4 ways to sabotage your own fundraising process or exit

Fundraising or selling your company is neither an art nor a science. It is a fairly standardised process. But it is important to avoid some common mistakes and stick to a some simple rules that I summarise here. Many of them may seem obvious to you, but I see these mistakes repeated time after time.

1. Don’t over-promise and under-deliver. When you give near term goals and budgets, make sure you can (over-) achieve them. Wall Street has always played this game for years. Beating estimates builds momentum and gets people excited. Also, do not give projections out too soon. Wait as long as you can. Investors are not even that interested in your projections (except to use them against you when you don’t achieve them). What matters more to an investor is your actual historic performance.

2. Valuation: don’t start too high. When it comes naming your price, start slightly below your expectations. This way, hopefully you can attract multiple potential investors, and thus create some competitive tension. Again, this builds positive momentum in the process. Starting too high can result in putting off investors too early. Leave hard-ball negotiating to the very end. Many people are afraid to start low because it anchors low expectations. I think this is a fair point, but unless you have a 1-in-a-million type business, this argument does not weigh against the arguments to start low(-ish).

3. Never, ever, think that you can “fool” an investor. No serious VC will invest until they understand the key issues just as well as you do. Some investors occasionally fool themselves, and you might be on the lucky end of that, but do not think that you can ever fool them. Does your business face some major challenges? Are there painful dependencies in your business? Certain KPIs are exposing a weakness in your business? Do not brush them aside. Every business has its issues, and that’s ok! Demonstrate you are aware of risks, and can be realistic about them. Analyse them and be thoughtful.

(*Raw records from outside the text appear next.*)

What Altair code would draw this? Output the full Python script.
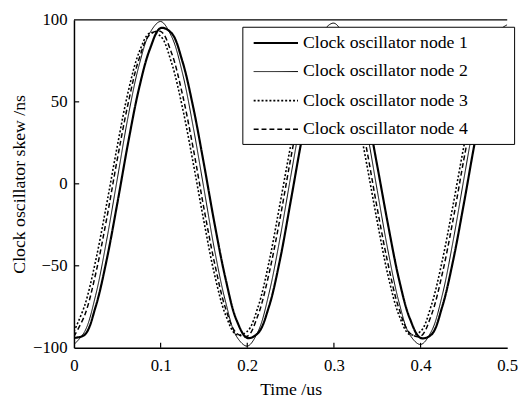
import altair as alt
import pandas as pd

nodes = ["Clock oscillator node 1", "Clock oscillator node 2",
         "Clock oscillator node 3", "Clock oscillator node 4"]

# sample times (us), step 0.0125
times = [round(i * 0.0125, 4) for i in range(41)]

node1 = [-94, -92, -75, -47, -12, 25, 58, 82, 95, 92, 75, 47, 12, -25, -58, -83,
         -94, -91, -75, -47, -11, 26, 59, 83, 94, 91, 74, 46, 11, -25, -58, -82,
         -94, -92, -75, -47, -12, 25, 58, 82, 94]
node2 = [-98, -90, -68, -35, 3, 41, 72, 92, 99, 90, 68, 35, -3, -41, -72, -93,
         -99, -90, -67, -34, 4, 41, 73, 93, 98, 89, 67, 34, -4, -41, -72, -92,
         -98, -90, -68, -35, 3, 40, 72, 92, 97]
node3 = [-90, -74, -47, -13, 23, 56, 80, 92, 90, 74, 47, 13, -23, -56, -80, -92,
         -90, -75, -48, -13, 23, 56, 80, 92, 90, 74, 47, 13, -23, -56, -80, -92,
         -90, -74, -47, -13, 23, 56, 80, 92, 90]
node4 = [-93, -80, -55, -22, 15, 49, 76, 91, 93, 80, 55, 22, -15, -49, -76, -91,
         -93, -80, -55, -22, 15, 49, 76, 91, 93, 80, 55, 22, -15, -49, -76, -91,
         -93, -80, -55, -22, 15, 49, 76, 91, 93]

x_ticks = [0, 0.1, 0.2, 0.3, 0.4, 0.5]
y_ticks = [-100, -50, 0, 50, 100]
x_inner_ticks = [0.1, 0.2, 0.3, 0.4]
y_inner_ticks = [-50, 0, 50]

rows = []
for name, vals in zip(nodes, [node1, node2, node3, node4]):
    for t, v in zip(times, vals):
        rows.append({"t": t, "v": v, "node": name})
df = pd.DataFrame(rows)

FONT = "Liberation Serif"
FS = 18
TFS = 17
x_scale = alt.Scale(domain=[0, 0.5], nice=False, zero=False)
y_scale = alt.Scale(domain=[-100, 100], nice=False, zero=False)

pad_tail = "\u00a0" * 9 + "\u200b"
legend = alt.Legend(
    title=None, orient="none", legendX=171, legendY=7,
    symbolType="M-2.5,0H2.5", symbolSize=324, symbolOffset=17.5,
    labelOffset=17, labelFont=FONT, labelFontSize=FS, labelColor="black",
    rowPadding=10, padding=6, fillColor="white", strokeColor="black",
    labelExpr=f"datum.label + '{pad_tail}'", symbolStrokeColor="black",
    labelLimit=400,
)

x_axis = alt.Axis(values=x_ticks, format=".1~f", ticks=False, grid=False,
                  domainColor="black", domainWidth=1.5, labelFont=FONT,
                  labelFontSize=TFS, labelColor="black", labelPadding=10,
                  labelFlush=False, title="Time /us", titleFont=FONT,
                  titleFontSize=FS, titleFontWeight="normal",
                  titleColor="black", titlePadding=7)
y_axis = alt.Axis(values=y_ticks, ticks=False, grid=False,
                  domainColor="black", domainWidth=1.5, labelFont=FONT,
                  labelFontSize=TFS, labelColor="black", labelPadding=7,
                  labelFlush=False, title="Clock oscillator skew /ns",
                  titleFont=FONT, titleFontSize=FS, titleFontWeight="normal",
                  titleColor="black", titlePadding=4)

lines = alt.Chart(df).mark_line(interpolate="catmull-rom", color="black", clip=True).encode(
    x=alt.X("t:Q", scale=x_scale, axis=x_axis),
    y=alt.Y("v:Q", scale=y_scale, axis=y_axis),
    strokeDash=alt.StrokeDash("node:N", scale=alt.Scale(type="ordinal", domain=nodes, range=[[1, 0], [1, 0], [2, 2], [5, 3]]), legend=legend),
    strokeWidth=alt.StrokeWidth("node:N", scale=alt.Scale(type="ordinal", domain=nodes, range=[2.2, 1.0, 1.6, 1.5]), legend=legend),
)

xt = pd.DataFrame({"t": x_inner_ticks, "y0": [-100] * 4, "y1": [-97] * 4})
xtick_rules = alt.Chart(xt).mark_rule(color="black", strokeWidth=1.2).encode(
    x=alt.X("t:Q", scale=x_scale), y=alt.Y("y0:Q", scale=y_scale), y2="y1:Q")

yt = pd.DataFrame({"v": y_inner_ticks, "x0": [0] * 3, "x1": [0.006] * 3})
ytick_rules = alt.Chart(yt).mark_rule(color="black", strokeWidth=1.2).encode(
    y=alt.Y("v:Q", scale=y_scale), x=alt.X("x0:Q", scale=x_scale), x2="x1:Q")

top = pd.DataFrame({"x0": [0], "x1": [0.5], "y": [100]})
top_rule = alt.Chart(top).mark_rule(color="black", strokeWidth=1.5).encode(
    x=alt.X("x0:Q", scale=x_scale), x2="x1:Q", y=alt.Y("y:Q", scale=y_scale))

chart = alt.layer(lines, xtick_rules, ytick_rules, top_rule).properties(
    width=440, height=333,
    autosize=alt.AutoSizeParams(type="none"),
    padding={"left": 67, "top": 9, "right": 14, "bottom": 50},
    background="white",
).configure_view(stroke=None)

chart.save("out.html", embed_options={"renderer": "svg", "actions": False})
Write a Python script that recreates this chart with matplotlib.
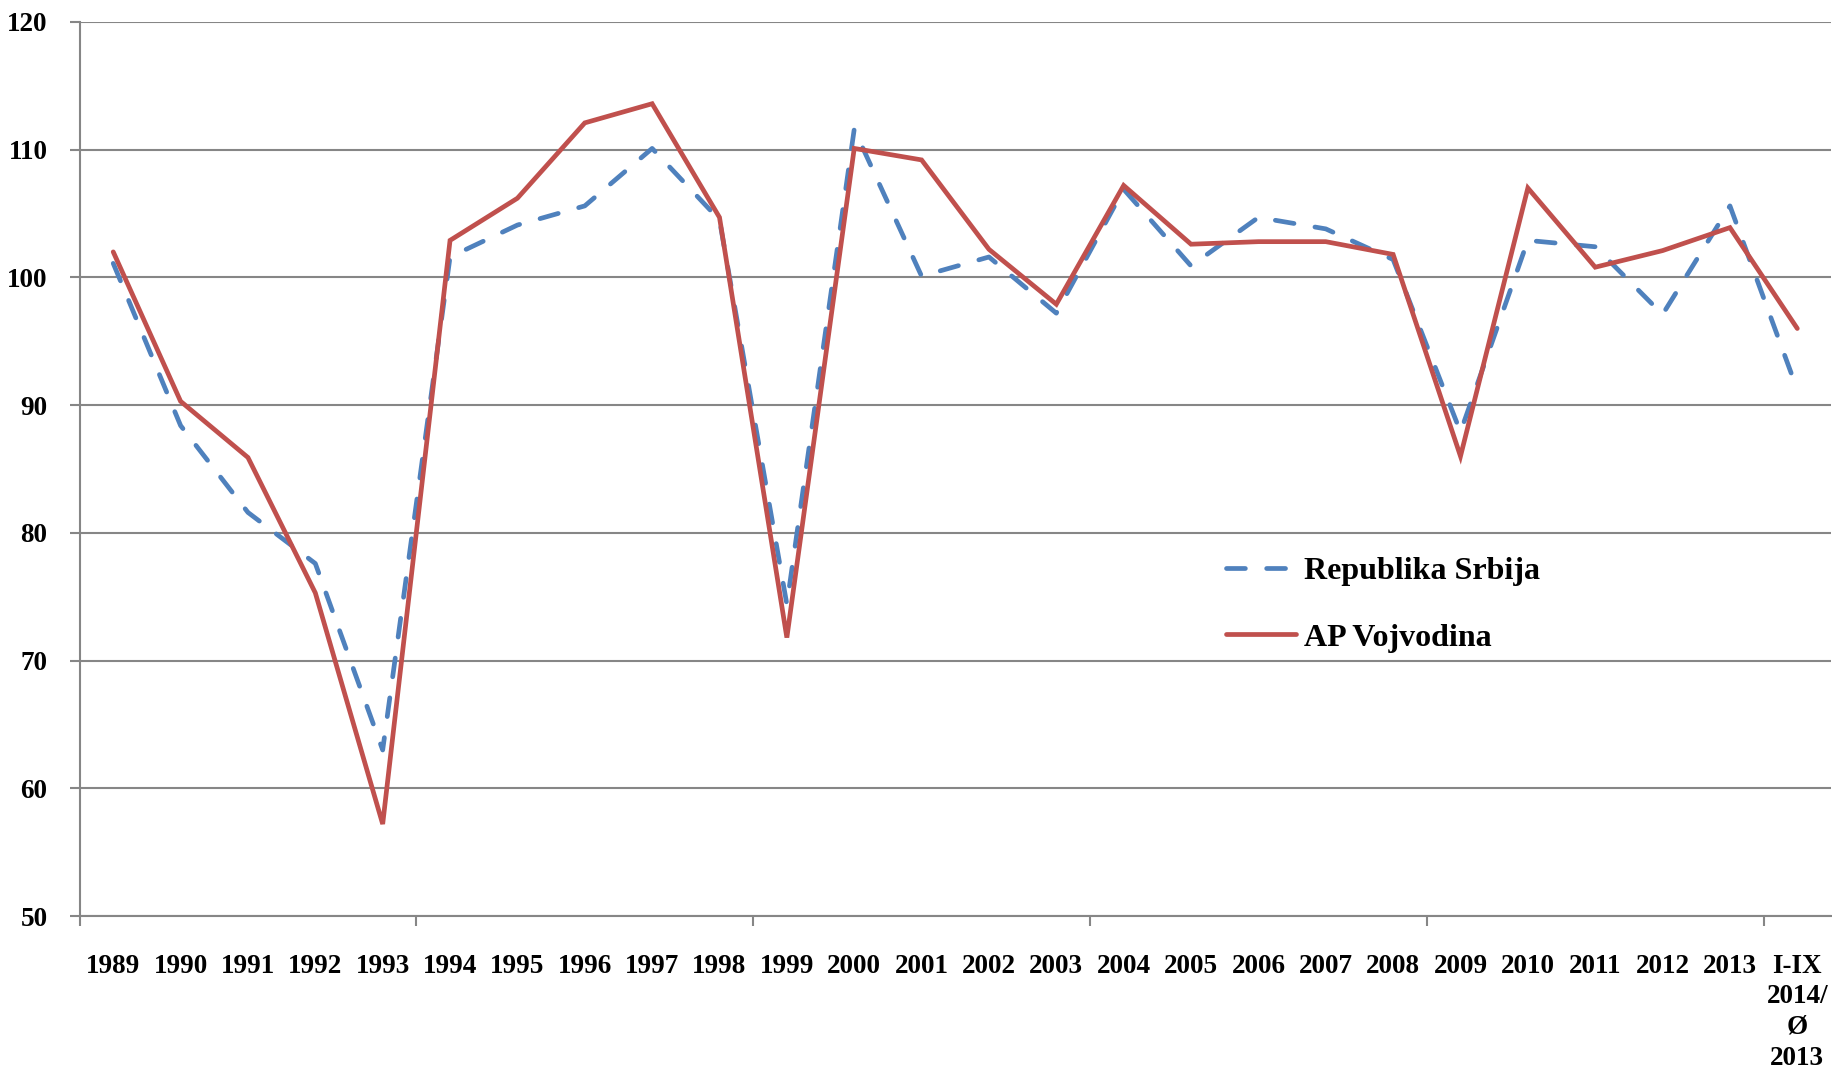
import matplotlib.pyplot as plt
import numpy as np

years = ["1989", "1990", "1991", "1992", "1993", "1994", "1995", "1996", "1997",
         "1998", "1999", "2000", "2001", "2002", "2003", "2004", "2005", "2006",
         "2007", "2008", "2009", "2010", "2011", "2012", "2013", "I-IX\n2014/\nØ\n2013"]

srbija = [101.1, 88.4, 81.6, 77.6, 63.0, 101.6, 104.1, 105.6, 110.1, 104.5,
          74.4, 111.6, 100.1, 101.6, 97.2, 106.9, 100.9, 104.7, 103.8, 101.4,
          87.9, 102.9, 102.4, 97.1, 105.6, 91.2]
vojvodina = [102.0, 90.3, 85.9, 75.3, 57.2, 102.9, 106.2, 112.1, 113.6, 104.7,
             71.8, 110.1, 109.2, 102.2, 97.9, 107.2, 102.6, 102.8, 102.8, 101.8,
             86.0, 107.0, 100.8, 102.1, 103.9, 96.0]

y_ticks = [50, 60, 70, 80, 90, 100, 110, 120]

plt.rcParams['font.family'] = ['Liberation Serif', 'DejaVu Serif']
plt.rcParams['font.weight'] = 'bold'

fig = plt.figure(figsize=(18.33, 10.72), dpi=100)
ax = fig.add_axes([0.0434, 0.1455, 0.9555, 0.834])

x = np.arange(len(years))
grid_col = '#868686'

ax.plot(x, srbija, color='#4F81BD', lw=3.4, linestyle=(0, (4, 4.5)),
        dash_capstyle='round', solid_joinstyle='round', label='Republika Srbija', zorder=3)
ax.plot(x, vojvodina, color='#C0504D', lw=3.4, solid_joinstyle='miter',
        solid_capstyle='round', label='AP Vojvodina', zorder=4)

ax.set_xlim(-0.5, len(years) - 0.5)
ax.set_ylim(50, 120)
ax.set_yticks(y_ticks)
ax.yaxis.grid(True, color=grid_col, lw=1.5)
ax.set_axisbelow(True)

# labels sit on minor ticks, tick marks every 5 categories on major
ax.set_xticks(np.arange(-0.5, len(years), 5))
ax.set_xticklabels([])
ax.set_xticks(x, minor=True)
ax.set_xticklabels(years, minor=True, fontsize=19.5, fontweight='bold',
                   linespacing=1.3, va='top')
ax.tick_params(axis='x', which='major', length=7, width=1.5, color=grid_col)
ax.tick_params(axis='x', which='minor', length=0, pad=27)
ax.tick_params(axis='y', length=7, width=1.5, color=grid_col, pad=16,
               labelsize=19.5)
for lab in ax.get_yticklabels():
    lab.set_fontweight('bold')

for s in ['top', 'right']:
    ax.spines[s].set_visible(False)
for s in ['left', 'bottom']:
    ax.spines[s].set_color(grid_col)
    ax.spines[s].set_linewidth(1.5)

ax.legend(loc='center left', bbox_to_anchor=(0.6689, 0.436),
          bbox_transform=fig.transFigure, frameon=False,
          prop={'size': 23, 'weight': 'bold'}, handlelength=2.2,
          handletextpad=0.25, labelspacing=1.17, borderpad=0, borderaxespad=0)

fig.savefig("out.png", dpi=100)
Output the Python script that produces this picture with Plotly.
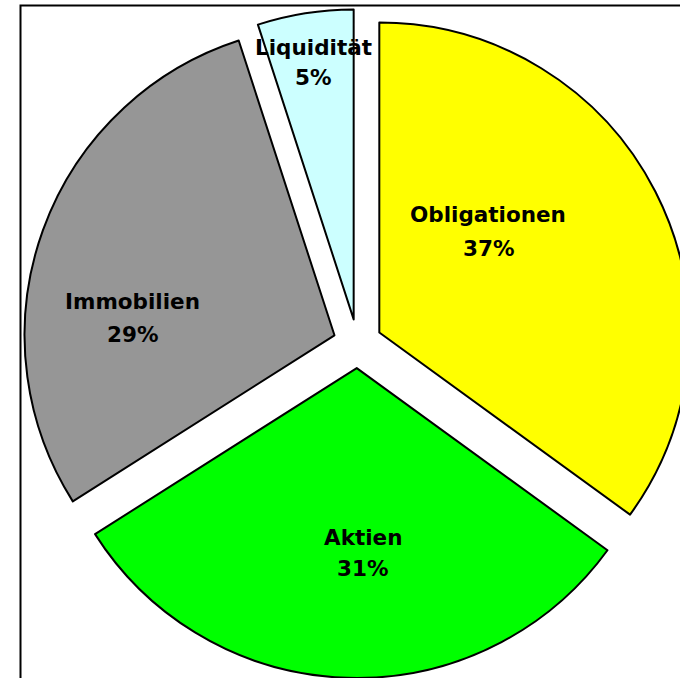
import plotly.graph_objects as go

categories = ["Obligationen", "Aktien", "Immobilien", "Liquidität"]
values = [35, 31, 29, 5]
pct_labels = ["37%", "31%", "29%", "5%"]
colors = ["#FFFF00", "#00FF00", "#969696", "#CCFFFF"]

# label placement (pixel centers of the two text lines), layout only
label_x = [488, 362.5, 132.5, 313]
label_y_name = [215, 537.5, 301.5, 47]
label_y_pct = [248.5, 568, 335, 78]

W, H = 692, 678
cx, cy = 357.5, 343.6
R = 334.4

fig = go.Figure(go.Pie(
    labels=categories,
    values=values,
    textinfo="none",
    sort=False,
    direction="clockwise",
    rotation=0,
    pull=[0.079] * 4,
    marker=dict(colors=colors, line=dict(color="black", width=2)),
    domain=dict(x=[(cx - R) / W, min(1, (cx + R) / W)],
                y=[max(0, (H - cy - R) / H), (H - cy + R) / H]),
    showlegend=False,
    hoverinfo="label+percent",
))

font = dict(family="DejaVu Sans", size=21.5, color="black", weight="bold")
annotations = []
for name, pct, x, yn, yp in zip(categories, pct_labels, label_x, label_y_name, label_y_pct):
    annotations.append(dict(text=name, x=x / W, y=1 - yn / H, xref="paper", yref="paper",
                            xanchor="center", yanchor="middle", showarrow=False, font=font))
    annotations.append(dict(text=pct, x=x / W, y=1 - yp / H, xref="paper", yref="paper",
                            xanchor="center", yanchor="middle", showarrow=False, font=font))

fig.update_layout(
    width=W, height=H,
    margin=dict(l=0, r=0, t=0, b=0),
    paper_bgcolor="white",
    annotations=annotations,
    shapes=[dict(type="rect", xref="paper", yref="paper",
                 x0=20.5 / W, x1=1.1, y0=-0.1, y1=1 - 5.5 / H,
                 line=dict(color="black", width=2), fillcolor="rgba(0,0,0,0)",
                 layer="above")],
)

fig.write_html("out.html",
               config={"displayModeBar": False},
               post_script="document.body.style.margin='0';document.body.style.overflow='hidden';")
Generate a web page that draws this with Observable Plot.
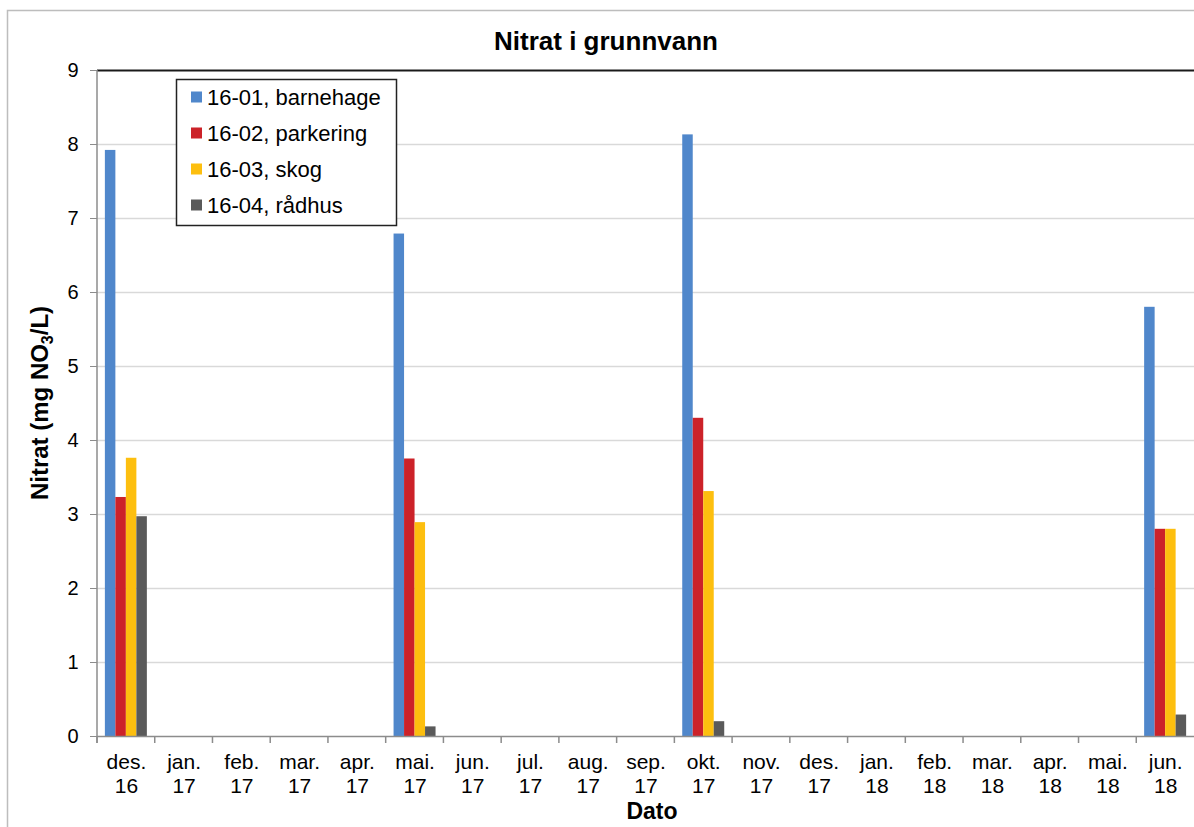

Some founders, when confronted with tough questions, sometimes have a tendency to act like politicians, dancing around the elephant in the room without giving a straightforward answer which makes them sound disingenuous. This is an opportunity to demonstrate your integrity.

4. Analytics! It makes sense to start measuring many KPIs early on so that you have lots of data to choose/cherry pick from and to share. Do you understand the behaviour of you users? Is the growth your company is experiencing sustainable? Cohort data is an example of user retention data that many VCs value greatly. It basically means monitoring your customers’ behaviour  over time (repeat visits, repeat purchase, etc). If your company is growing very fast now is mainly a function of your ability to attract new users very quickly, but whether you can build a real business over time will depend on your ability to retain users.